== Information shown ==

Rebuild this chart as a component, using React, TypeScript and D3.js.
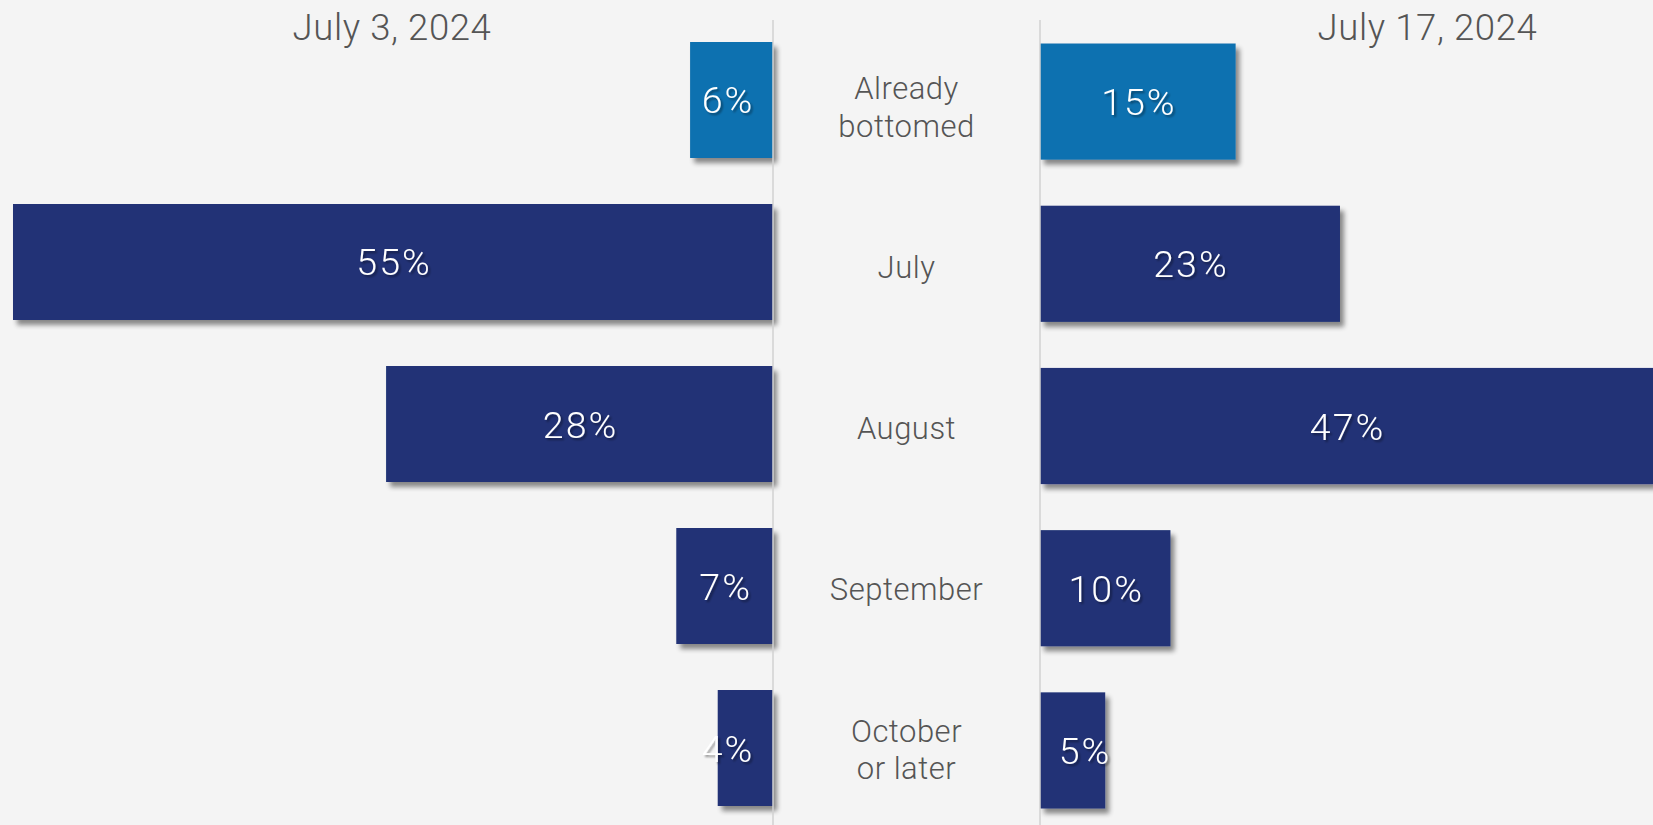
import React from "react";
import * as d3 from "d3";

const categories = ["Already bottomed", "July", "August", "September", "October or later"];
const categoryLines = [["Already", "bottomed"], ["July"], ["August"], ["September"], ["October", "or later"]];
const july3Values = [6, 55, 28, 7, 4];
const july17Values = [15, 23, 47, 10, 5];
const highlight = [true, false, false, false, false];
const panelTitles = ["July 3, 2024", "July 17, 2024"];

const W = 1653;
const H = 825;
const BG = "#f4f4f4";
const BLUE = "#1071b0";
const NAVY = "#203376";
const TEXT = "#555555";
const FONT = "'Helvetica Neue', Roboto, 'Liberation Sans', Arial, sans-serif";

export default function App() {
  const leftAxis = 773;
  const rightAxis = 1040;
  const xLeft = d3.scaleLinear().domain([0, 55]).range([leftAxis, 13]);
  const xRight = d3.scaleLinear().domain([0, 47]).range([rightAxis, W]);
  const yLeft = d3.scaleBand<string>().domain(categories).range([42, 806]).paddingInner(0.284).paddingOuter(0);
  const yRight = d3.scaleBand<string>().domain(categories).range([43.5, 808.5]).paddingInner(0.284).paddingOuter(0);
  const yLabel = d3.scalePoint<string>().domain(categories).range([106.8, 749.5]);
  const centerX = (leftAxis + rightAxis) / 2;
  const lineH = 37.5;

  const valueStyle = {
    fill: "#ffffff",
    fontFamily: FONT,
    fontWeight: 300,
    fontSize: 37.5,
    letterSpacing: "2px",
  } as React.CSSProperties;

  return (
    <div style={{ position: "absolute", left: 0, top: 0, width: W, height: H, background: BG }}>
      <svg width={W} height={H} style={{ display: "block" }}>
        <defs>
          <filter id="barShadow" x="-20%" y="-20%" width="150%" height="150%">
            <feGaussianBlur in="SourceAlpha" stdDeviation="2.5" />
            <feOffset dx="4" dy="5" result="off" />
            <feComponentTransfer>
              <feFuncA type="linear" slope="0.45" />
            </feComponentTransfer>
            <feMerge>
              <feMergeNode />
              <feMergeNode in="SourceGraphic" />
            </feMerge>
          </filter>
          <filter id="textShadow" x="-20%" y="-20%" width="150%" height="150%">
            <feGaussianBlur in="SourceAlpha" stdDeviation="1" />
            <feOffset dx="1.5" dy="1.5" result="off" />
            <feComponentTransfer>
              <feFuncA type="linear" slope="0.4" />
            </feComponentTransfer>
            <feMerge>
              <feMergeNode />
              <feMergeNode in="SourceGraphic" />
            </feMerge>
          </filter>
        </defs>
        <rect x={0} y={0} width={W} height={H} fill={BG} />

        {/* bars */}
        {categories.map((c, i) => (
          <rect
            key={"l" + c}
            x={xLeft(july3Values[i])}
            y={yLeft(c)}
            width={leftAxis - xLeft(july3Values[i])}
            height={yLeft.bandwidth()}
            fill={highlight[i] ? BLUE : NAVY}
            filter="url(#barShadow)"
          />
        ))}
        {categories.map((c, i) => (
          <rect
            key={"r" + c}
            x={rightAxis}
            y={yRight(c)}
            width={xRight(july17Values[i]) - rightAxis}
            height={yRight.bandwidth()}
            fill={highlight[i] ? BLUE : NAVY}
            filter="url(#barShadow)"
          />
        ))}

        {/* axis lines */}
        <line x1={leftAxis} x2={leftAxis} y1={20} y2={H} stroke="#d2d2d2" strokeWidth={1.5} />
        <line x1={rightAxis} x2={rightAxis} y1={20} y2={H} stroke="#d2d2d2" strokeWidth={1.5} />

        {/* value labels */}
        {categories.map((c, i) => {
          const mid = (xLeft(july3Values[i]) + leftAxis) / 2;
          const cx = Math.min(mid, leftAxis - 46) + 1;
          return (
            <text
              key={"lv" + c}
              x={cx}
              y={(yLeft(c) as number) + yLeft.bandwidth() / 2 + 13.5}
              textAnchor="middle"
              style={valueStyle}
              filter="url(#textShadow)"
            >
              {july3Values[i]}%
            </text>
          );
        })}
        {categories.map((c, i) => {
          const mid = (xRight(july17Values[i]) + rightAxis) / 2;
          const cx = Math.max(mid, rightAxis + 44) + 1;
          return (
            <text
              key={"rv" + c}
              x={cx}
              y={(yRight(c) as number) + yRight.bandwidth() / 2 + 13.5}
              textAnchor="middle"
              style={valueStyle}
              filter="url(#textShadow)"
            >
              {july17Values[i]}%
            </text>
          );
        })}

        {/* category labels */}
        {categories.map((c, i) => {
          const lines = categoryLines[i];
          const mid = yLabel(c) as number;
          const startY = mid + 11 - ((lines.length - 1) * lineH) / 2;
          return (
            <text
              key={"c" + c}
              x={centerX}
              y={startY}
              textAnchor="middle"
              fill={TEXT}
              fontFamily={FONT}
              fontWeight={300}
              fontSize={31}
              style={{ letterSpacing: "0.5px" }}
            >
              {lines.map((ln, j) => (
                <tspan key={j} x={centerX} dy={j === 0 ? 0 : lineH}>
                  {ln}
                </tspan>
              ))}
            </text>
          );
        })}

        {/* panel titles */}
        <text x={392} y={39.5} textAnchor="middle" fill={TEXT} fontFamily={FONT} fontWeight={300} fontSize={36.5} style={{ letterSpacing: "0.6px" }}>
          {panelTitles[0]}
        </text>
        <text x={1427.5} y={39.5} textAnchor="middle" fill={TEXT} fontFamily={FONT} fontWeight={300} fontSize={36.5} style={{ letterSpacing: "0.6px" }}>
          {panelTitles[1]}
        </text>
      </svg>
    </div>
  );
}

===

■ What needs to be done:
Each line that has the word "React" should be copied.

■ Exercise output:
Rebuild this chart as a component, using React, TypeScript and D3.js.
import React from "react";
  } as React.CSSProperties;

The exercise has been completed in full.